Beyond the immediate provocations, there are also a number of "objective conditions" that are conducive to the rise of an authoritarian system. At the outset, Modi's victory can be seen as a triumph of the Hindu "cultural mainstream," over liberals who are deeply rooted in Western intellectual and political tradition. Author and self-styled sociologist Santosh Desai sees Modi's triumph as an expression of collective angst against the liberal elite who regard this cultural mainstream as "regressive, communal or chauvinistic," if not outright illegitimate. And the liberal elite, he says, "have no natural cultural resonance with the Indian reality." The cultural mainstream here refers to a vast swath of Hindu India that regards modernity as a mere means for material advancement and doubles down on Hindu civilizational pride, religious rituals, Hindi language and films.
If the recent elections were a watershed, it is only because the tables have turned in the long battle between the Hindu Left (reformists) and the Hindu Right (revivalists) that started in the early 19th century when the Hindu reform movement was launched not only to counter the cultural and moral superiority claimed by the "Christian" colonial masters, but for the political unification of Hindus seen as a necessary condition for (new) nation building.
The reformists under the Congress Party dominated the political landscape for the most part, particularly during the period when Mahatma Gandhi and Jawaharlal Nehru, India's first prime minister, held sway. The revivalists, subdued and even ostracized after Gandhi's assassination by a member of its ranks, have rebounded under the BJP in the 1990s. They accomplished this largely by 'scapegoating' the minorities, particularly Muslims, who (since the Partition of India) were merely incidental to what was really a civil war within the Hindu fold. But the significance of the BJP's electoral triumph under Modi is that for the first time the revivalists have come to power on their own steam and on their own terms. Now they will have the opportunity to define and actualize the Hindu idea of the state in all its manifestations.

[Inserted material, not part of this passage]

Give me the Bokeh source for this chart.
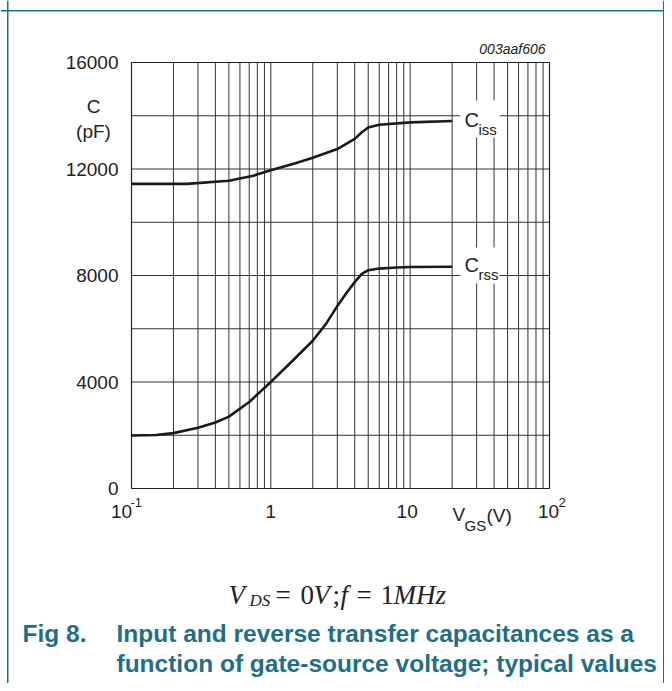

It is not a secret that the revivalist creed advocates an authoritarian state, if not an outright Fascist one with its accent of racial purity and superiority. As essayist and author Pankaj Mishra wrote in The Guardian recently, it was not difficult for Modi to shrewdly deploy the "idioms of management, national security and civilizational glory" in a country "where many revere the author of Mein Kampf for his tremendous will to power and organisation." Clearly, the cultural mainstream has no qualms about it, lending credence to the long-held suspicion of some about the compatibility of Hinduism with democracy. Mishra, for instance, cites B.R. Ambedkar, the principle author of the Indian Constitution, as saying "Democracy in India is only a top-dressing on an Indian soil, which is essentially undemocratic."
Even if such an assessment seems harsh, there is no denying that India in many respects is an illiberal democracy, with most of the power -- political, bureaucratic, military and corporate -- vested in the upper castes that constitute a mere 18 percent of the population. Most of rural India remains segregated along caste lines and most urban ghettos are divided on a communal basis. Outside of a small Westernized urban middle class, the status of women remains ever so unequal and insecure. Physical and structural violence against marginalized sections of the society is countenanced by the cultural mainstream, if not brazenly, certainly through indifference or hypocrisy. Vigilantism against the behavior or practices that are considered culturally alien, censorship of perceived insult to religious sentiments, and laws against religious conversion, etc. are only a shade less dangerous than how they are prevalent in Pakistan.
Against this backdrop, an authoritarian rule by Modi could only make an incremental difference, apparent only to the Westernized liberals. And what kind of systemic form that it is likely to take will depend less on Modi than on the cultural mainstream, whose sense of civilizational superiority has been growing in direct proportion to the growth of GDP, at least over the past two decades. If Modi can redeem his promise of 8 percent growth over the next 10 years, he can have his Hindu India.